Which means I’m usually feeling frustrated and just a tad overwhelmed by 10:01 on Monday morning. Most weeks, thankfully, I manage to re-orient to the new tasks that have taken priority and (mostly) let go of my plan for the week.
In the midst of the whirlwind of work and newness, I relish the consistent tasks that insert their own small rhythms into my life. Many of these happen in the kitchen. Dinner prep. Kombucha brewing. Bread-baking (though my mother-in-law is a bread-baking master, and I’ve mostly been enjoying eating hers:). And an increasingly important one since we’ve had Anabel: yogurt making.
I learned to make yogurt on the farm in Kentucky where Tim and I worked after graduating from college. There were goats on this farm, with lots of milk to go along with them. We learned just a bit from the farmers there about making goat cheese and yogurt, and even after I left those goats behind I continued with semi-regular yogurt making.
Right after Anabel was born, I gave up yogurt making for a while and just bought it from the store. It seemed like the easiest thing to do. But then the kid started eating and discovered that, like her Papa, she has a deep affinity for plain yogurt. It has long been and continues to be one of her favorite snacks. She can easily eat a quart by herself before a week has gone by. At some point, I remembered that making yogurt really isn’t that hard, and is also quite cost effective, and I got back in my yogurt-making game.
I’ve used a number of methods to incubate yogurt throughout the years. At first, I placed the jars in a cooler with warm water. When I got tired of a musty-smelling cooler, I switched over to incubating in the crock pot. But after a few times of forgetting to turn the crock pot off and cooking my yogurt, I decided to try something new. The next method was the oven-light method, and that has been my go-to of late. But with an impending transition to a wood cookstove and accompanying outdoor wood-fired oven, my oven-light days are drawing to a close. So I decided perhaps I’d document the method while I can, and then give a yogurt making update once we take the plunge into non-electric, wood-fueled cooking.
If you’ve never made yogurt before, I’m guessing you’ll be surprised at how simple it is. You don’t need any fancy starters or kits to make a batch of yogurt. All you need is some milk, a little bit of plain yogurt, and some containers to incubate it in.
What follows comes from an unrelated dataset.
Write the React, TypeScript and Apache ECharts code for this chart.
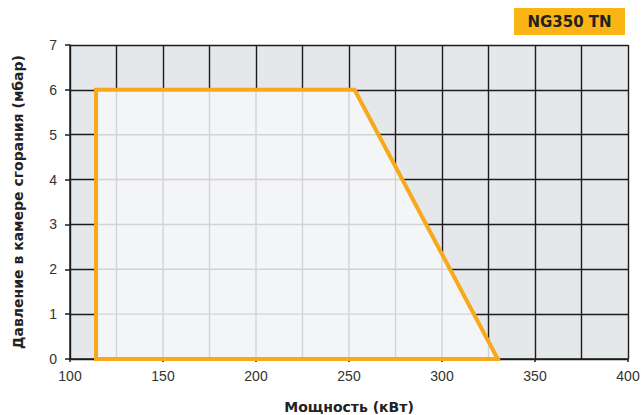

The general process of yogurt making is: heat milk up to kill anything that will compete with your yogurt cultures; cool the milk to a temperature that you will allow your yogurt starter to culture; add said starter and incubate to allow the culturing process to happen; end up with yogurt in your fridge!
Here’s my yogurt-making process in a bit more detail:
- Start with a half-gallon or gallon of whole milk (I’ve read some people say it doesn’t work as well with pasteurized milk…never found this to be the case, but raw milk sure does make yummy yogurt).
- For a half-gallon of milk, have 1/4 cup full fat plain yogurt on hand. For a full gallon, 1/2 cup.
- Heat your milk over medium-ish heat. You can do it at a higher (or lower temp), but if you do it higher, you’ll want to make sure to stir regularly to avoid burning.
- If you’re using a candy thermometer, you’re shooting for about 185 degrees. Our thermometer is either packed up in a box somewhere or broken, so I’ve taken to just doing this part by sight. You want to heat the milk until there are little bubbles all around the edges, lots of steam, and a little bit of the foaming that happens right before milk is about to boil.
- Pull the pot off the heat and allow the milk to cool. This can take a bit of time, so if I’m in a hurry I’ll put the pot in a sink full of cold water (just be careful not to over-cool.) You’re aiming for about 110 degrees. I know I’m about there when I can hold my pinky in the milk for 10 seconds without needing to pull it out.
- While the milk is cooling, turn on your oven to 170 and put your jars in the oven so they can heat up (I use mason jars).
- Once the milk is cooled, whisk in your yogurt starter, stirring vigorously to make sure it’s distributed evenly.
- Take your jars out of the oven and fill with the yogurt/milk mixture. Place lids on tightly and put jars back in the oven. Turn the oven OFF and the oven light ON. I usually put a note by the oven to let the rest of the house know that the oven light is supposed to be on.
- Let it incubate for 9-10 hours. Obviously, you won’t want to do this if you need to use the oven to make dinner, bake bread, make a birthday cake, etc. It’s an easy process, but a rather long one.
- After incubation, move your jars to the fridge for another 9-10 hours to continue to set up. I usually make my yogurt in the morning, and then refrigerate it overnight so it’s ready to eat the next morning.
- If you want a thicker, “Greek-style” yogurt, you can strain the finished product through cheesecloth. Let it sit in a strainer over a bowl for 30 minutes to a few hours, depending on how thick you want it.
- Enjoy with some fresh or frozen fruit or, if you have to, honey or maple syrup. Oh, and make sure to have it on hand for that ravenous two-year old when she wakes up.